Les déterminants de la croissance – les facteurs qui concourent à l’augmentation de la richesse au niveau d’un pays – peuvent être abordés de bien des façons. Le HCP, lui, estime l’augmentation de la richesse demande une population importante en nombre (croissance démographique). Cette dernière travaille (taux d’emploi) et le fait efficacement (gains de productivité). C’est ainsi qu’elle crée la richesse, mesurée par la croissance du PIB.

«La transition démographique offre actuellement au Maroc une fenêtre d’opportunité qu’il faut savoir saisir : la population active augmente depuis plusieurs années, commente Ayach Khellaf, directeur de la prévision et de la prospective au HCP,le facteur démographique est donc très positif. Pourtant la croissance est assez faible,insuffisante pour nous permettre de converger vers le niveau de vie des pays développés, alors où est le problème?»

Croissance tirée par les gains de productivité

En effet, la croissance est tirée à 92% par les gains de productivité du travail.
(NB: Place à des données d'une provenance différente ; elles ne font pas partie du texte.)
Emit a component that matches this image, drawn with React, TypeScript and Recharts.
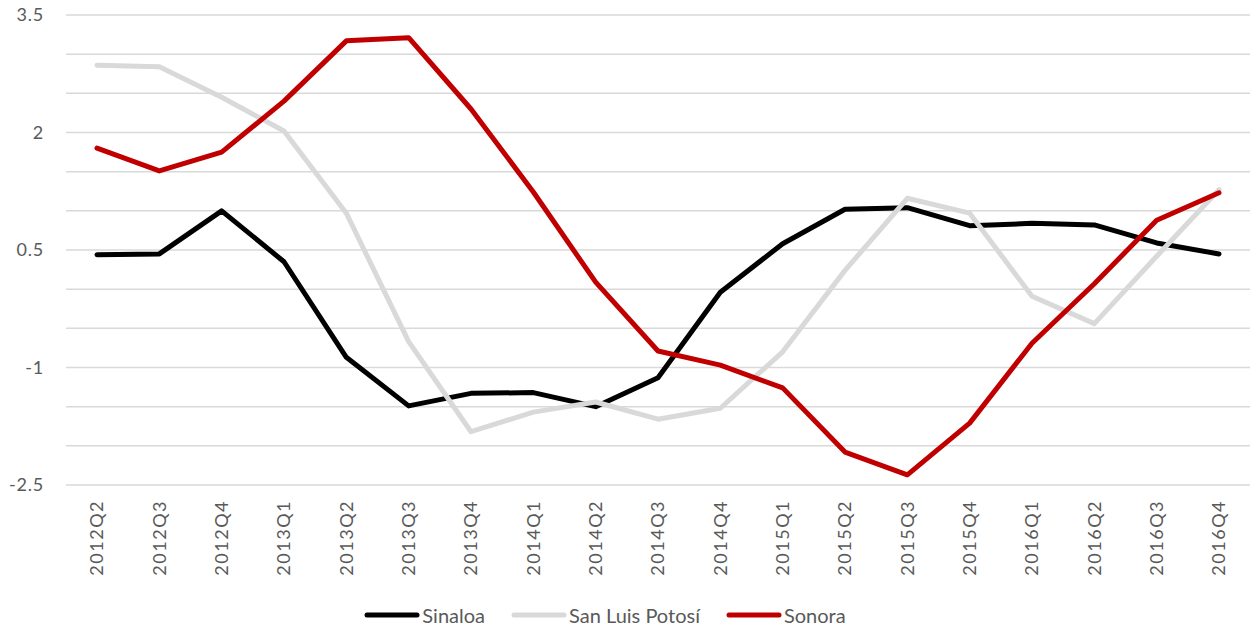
import { CartesianGrid, Legend, Line, LineChart, XAxis, YAxis } from "recharts";

// Quarters on the x axis
const quarters = [
  "2012Q2", "2012Q3", "2012Q4", "2013Q1", "2013Q2", "2013Q3", "2013Q4",
  "2014Q1", "2014Q2", "2014Q3", "2014Q4", "2015Q1", "2015Q2", "2015Q3",
  "2015Q4", "2016Q1", "2016Q2", "2016Q3", "2016Q4",
];

const sinaloa = [
  0.44, 0.45, 1.0, 0.35, -0.87, -1.49, -1.33, -1.32, -1.5, -1.13,
  -0.04, 0.58, 1.02, 1.04, 0.81, 0.84, 0.82, 0.59, 0.45,
];
const sanLuisPotosi = [
  2.86, 2.84, 2.45, 2.02, 0.97, -0.67, -1.82, -1.57, -1.44, -1.66,
  -1.52, -0.8, 0.24, 1.16, 0.97, -0.09, -0.44, 0.42, 1.27,
];
const sonora = [
  1.8, 1.51, 1.75, 2.4, 3.17, 3.21, 2.3, 1.24, 0.09, -0.79,
  -0.97, -1.26, -2.08, -2.37, -1.71, -0.69, 0.07, 0.88, 1.23,
];

const yTicks = [-2.5, -2, -1.5, -1, -0.5, 0, 0.5, 1, 1.5, 2, 2.5, 3, 3.5];
const yLabels = [-2.5, -1, 0.5, 2, 3.5];

const series = [
  { key: "sinaloa", name: "Sinaloa", color: "#000000" },
  { key: "slp", name: "San Luis Potosí", color: "#d9d9d9" },
  { key: "sonora", name: "Sonora", color: "#c00000" },
];

const data = quarters.map((q, i) => ({
  q,
  sinaloa: sinaloa[i],
  slp: sanLuisPotosi[i],
  sonora: sonora[i],
}));

const FONT = "Lato, 'Open Sans', sans-serif";
const TEXT = "#595959";

function YTick(props: any) {
  const { x, y, payload } = props;
  if (!yLabels.includes(payload.value)) return null;
  return (
    <text x={x} y={y} dy="0.35em" textAnchor="end" fill={TEXT} fontSize={18} letterSpacing={0.8} fontFamily={FONT}>
      {payload.value}
    </text>
  );
}

function XTick(props: any) {
  const { x, y, payload } = props;
  return (
    <g transform={`translate(${x},${y})`}>
      <text transform="rotate(-90)" textAnchor="end" dy="0.35em" fill={TEXT} fontSize={18} letterSpacing={1.5} fontFamily={FONT}>
        {payload.value}
      </text>
    </g>
  );
}

function LegendBox() {
  return (
    <div
      style={{
        height: 43,
        display: "flex",
        justifyContent: "center",
        alignItems: "flex-end",
        paddingRight: 40,
        boxSizing: "border-box",
        paddingBottom: 1,
        fontFamily: FONT,
        fontSize: 20,
        color: TEXT,
      }}
    >
      {series.map((s) => (
        <div key={s.key} style={{ display: "flex", alignItems: "center", margin: "0 13px" }}>
          <svg width={56} height={10}>
            <line x1={3} y1={5} x2={53} y2={5} stroke={s.color} strokeWidth={5} strokeLinecap="round" />
          </svg>
          <span style={{ marginLeft: 2 }}>{s.name}</span>
        </div>
      ))}
    </div>
  );
}

export default function App() {
  return (
    <div style={{ width: 1256, height: 628, background: "#fff" }}>
      <style>{"body{margin:0}"}</style>
      <LineChart width={1256} height={628} data={data} margin={{ top: 15, right: 6, bottom: 0, left: 0 }}>
        <CartesianGrid vertical={false} stroke="#d9d9d9" strokeWidth={1.5} />
        <XAxis
          dataKey="q"
          axisLine={false}
          tickLine={false}
          tickSize={0}
          tickMargin={15}
          interval={0}
          height={100}
          padding={{ left: 31, right: 31 }}
          tick={<XTick />}
        />
        <YAxis
          domain={[-2.5, 3.5]}
          ticks={yTicks}
          interval={0}
          axisLine={false}
          tickLine={false}
          tickSize={0}
          tickMargin={22}
          width={66}
          tick={<YTick />}
        />
        <Legend verticalAlign="bottom" content={<LegendBox />} />
        {series.map((s) => (
          <Line
            key={s.key}
            type="linear"
            dataKey={s.key}
            name={s.name}
            stroke={s.color}
            strokeWidth={5}
            strokeLinecap="round"
            strokeLinejoin="round"
            dot={false}
            activeDot={false}
            isAnimationActive={false}
          />
        ))}
      </LineChart>
    </div>
  );
}
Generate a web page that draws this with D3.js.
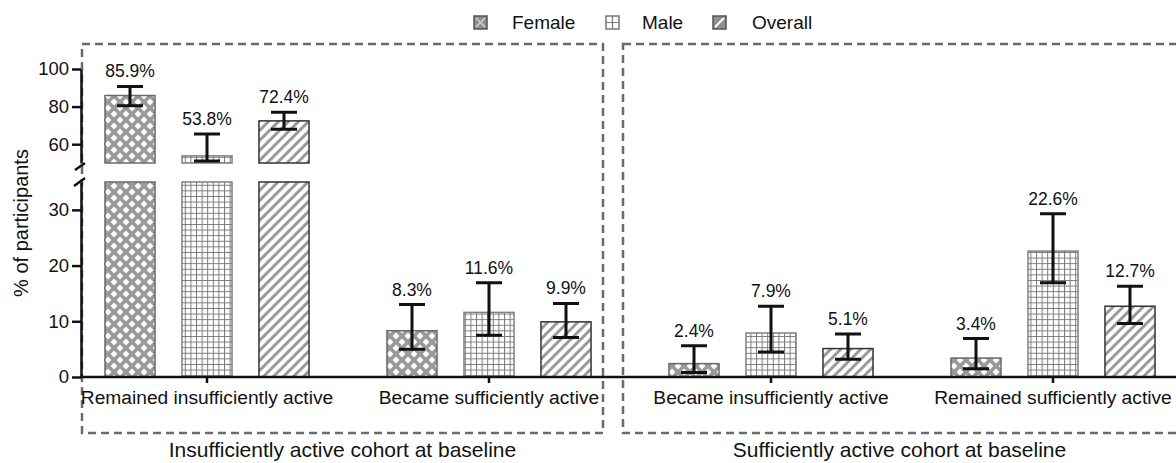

C’est-à-dire, par l’augmentation de l’efficacité des travailleurs. Ils produisent de plus en plus, en moins en moins de temps. Logiquement, ce phénomène entraine des destructions d’emploi – il faut de moins en moins de personnes pour faire un même travail –. Mais au Maroc, ces nouveaux chômeurs ne retrouvent plus de travail ailleurs.

«Il est normal que les gains de productivité entrainent des destructions d’emplois. Mais les travailleurs qui perdent leur emploi devraient logiquement en trouver un autre: de l’agriculture, ils passeraient dans l’industrie; dans l’industrie, ils changeraient de sous-secteur. Ce qui n’est pas normal, c’est que cette mobilité est extrêmement faible», souligne Ahmed Lahlimi Alami, Haut-commissaire au Plan.

L’agriculture emploie près de 40% de la population active. Entre 2001 et 2015, la productivité du travail a contribué à hauteur de 25% à la croissance du secteur, ce qui a entraîné une destruction d’emplois. Le taux d’emploi dans l’agriculture a baissé de 1,3%. Idem, dans l’industrie non-extractive, la productivité a contribué de 15% à la croissance du secteur : le taux d’emploi a baissé de 1,1%.

Seul le BTP et le commerce créent de l’emploi au Maroc. «On a constaté un basculement en 2008. Avant la crise financière mondiale, l’emploi contribuait de 5,4% à la croissance du PIB par habitant. Depuis 2008, sa contribution est négative : il tire la croissance vers le bas de 35,3% !», souligne le directeur de la Prévision et de la Prospective.

En somme, les activités économiques au Maroc sont de plus en plus performantes, mais elles créent peu d’emploi de sorte qu’elles mettent au chômage tous ceux dont elles n’ont plus besoin. Pire, ce phénomène, depuis 2008, a tendance à s’accentuer.